Given request
Scan the material below for the string "this", and copy every line where it shows up.

>> begin Recorded information

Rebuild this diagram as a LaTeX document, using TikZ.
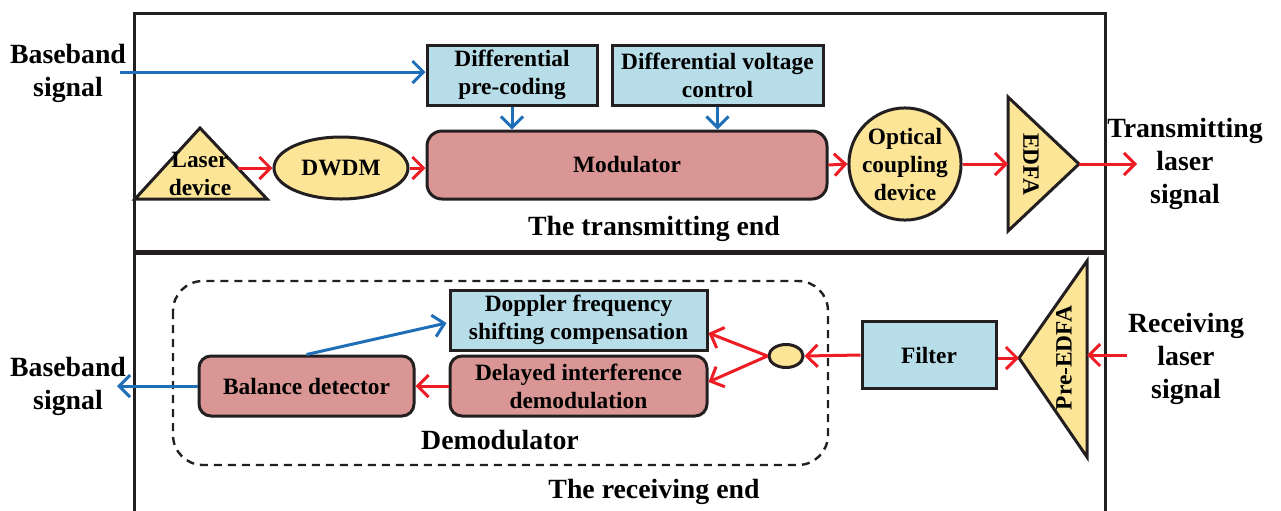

>> end Recorded information
>> begin Recorded information

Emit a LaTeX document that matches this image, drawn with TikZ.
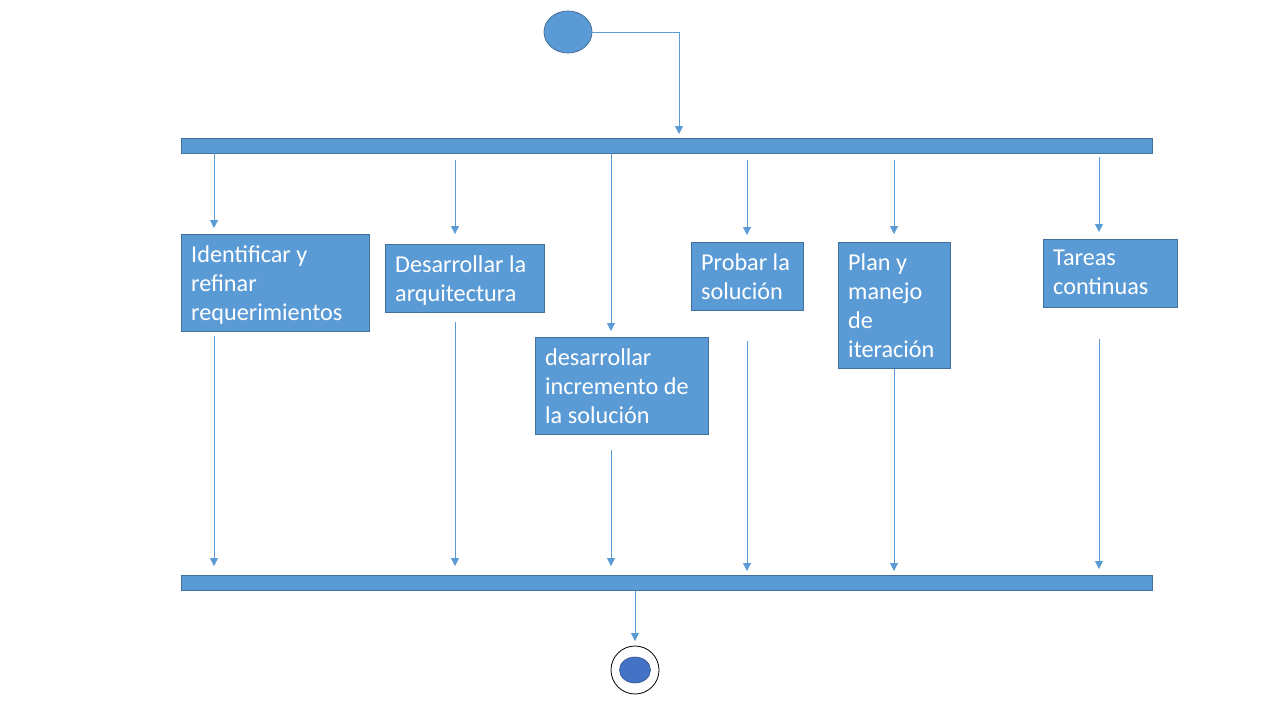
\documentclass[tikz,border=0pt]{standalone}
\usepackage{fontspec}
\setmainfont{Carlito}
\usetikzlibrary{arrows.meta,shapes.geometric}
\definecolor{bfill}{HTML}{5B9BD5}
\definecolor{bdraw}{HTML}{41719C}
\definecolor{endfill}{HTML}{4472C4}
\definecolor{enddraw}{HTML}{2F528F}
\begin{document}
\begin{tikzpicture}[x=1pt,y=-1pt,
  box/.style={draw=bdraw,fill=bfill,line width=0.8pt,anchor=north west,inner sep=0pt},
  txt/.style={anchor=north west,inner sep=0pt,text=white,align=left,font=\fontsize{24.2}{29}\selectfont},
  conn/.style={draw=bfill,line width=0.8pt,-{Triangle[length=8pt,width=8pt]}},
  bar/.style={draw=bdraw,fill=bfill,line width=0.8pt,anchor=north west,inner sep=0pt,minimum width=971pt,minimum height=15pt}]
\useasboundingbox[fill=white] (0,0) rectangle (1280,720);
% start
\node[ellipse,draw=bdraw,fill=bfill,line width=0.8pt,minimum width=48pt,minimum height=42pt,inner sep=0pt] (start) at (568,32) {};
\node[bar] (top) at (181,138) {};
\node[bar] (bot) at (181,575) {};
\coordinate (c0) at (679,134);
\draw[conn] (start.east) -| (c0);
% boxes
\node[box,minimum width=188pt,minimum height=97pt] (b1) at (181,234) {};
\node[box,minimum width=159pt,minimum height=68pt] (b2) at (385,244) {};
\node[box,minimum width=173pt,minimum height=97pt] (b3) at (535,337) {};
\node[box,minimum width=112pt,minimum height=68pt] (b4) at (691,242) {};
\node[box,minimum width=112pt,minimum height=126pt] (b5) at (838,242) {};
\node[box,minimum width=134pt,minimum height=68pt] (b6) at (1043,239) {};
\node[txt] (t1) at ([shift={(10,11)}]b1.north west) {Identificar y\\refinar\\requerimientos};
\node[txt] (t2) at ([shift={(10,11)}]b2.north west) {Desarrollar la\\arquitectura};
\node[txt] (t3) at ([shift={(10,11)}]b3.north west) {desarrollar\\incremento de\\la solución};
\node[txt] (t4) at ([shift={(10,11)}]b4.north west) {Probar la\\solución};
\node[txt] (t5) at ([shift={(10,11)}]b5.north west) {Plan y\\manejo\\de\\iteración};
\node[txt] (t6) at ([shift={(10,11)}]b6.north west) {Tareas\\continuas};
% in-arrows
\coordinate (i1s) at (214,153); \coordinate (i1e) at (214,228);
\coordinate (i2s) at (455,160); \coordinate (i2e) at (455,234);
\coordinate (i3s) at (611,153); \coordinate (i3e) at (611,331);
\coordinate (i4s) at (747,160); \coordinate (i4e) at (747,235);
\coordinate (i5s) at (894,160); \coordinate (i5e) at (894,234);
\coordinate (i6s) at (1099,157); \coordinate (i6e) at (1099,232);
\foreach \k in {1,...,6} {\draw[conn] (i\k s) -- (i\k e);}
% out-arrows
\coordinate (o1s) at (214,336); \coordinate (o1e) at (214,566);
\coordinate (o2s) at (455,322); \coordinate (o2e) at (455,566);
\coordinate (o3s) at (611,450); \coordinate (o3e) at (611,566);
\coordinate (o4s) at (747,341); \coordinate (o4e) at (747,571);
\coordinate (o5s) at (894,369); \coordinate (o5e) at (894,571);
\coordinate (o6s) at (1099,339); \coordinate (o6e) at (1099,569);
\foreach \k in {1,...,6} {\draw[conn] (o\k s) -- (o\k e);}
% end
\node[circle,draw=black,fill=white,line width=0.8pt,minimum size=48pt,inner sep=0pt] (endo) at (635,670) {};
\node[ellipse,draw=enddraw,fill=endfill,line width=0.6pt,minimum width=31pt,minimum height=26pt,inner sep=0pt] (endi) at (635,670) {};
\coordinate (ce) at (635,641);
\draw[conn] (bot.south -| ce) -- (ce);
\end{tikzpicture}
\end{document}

>> end Recorded information

Written response
Rebuild this diagram as a LaTeX document, using TikZ.
Emit a LaTeX document that matches this image, drawn with TikZ.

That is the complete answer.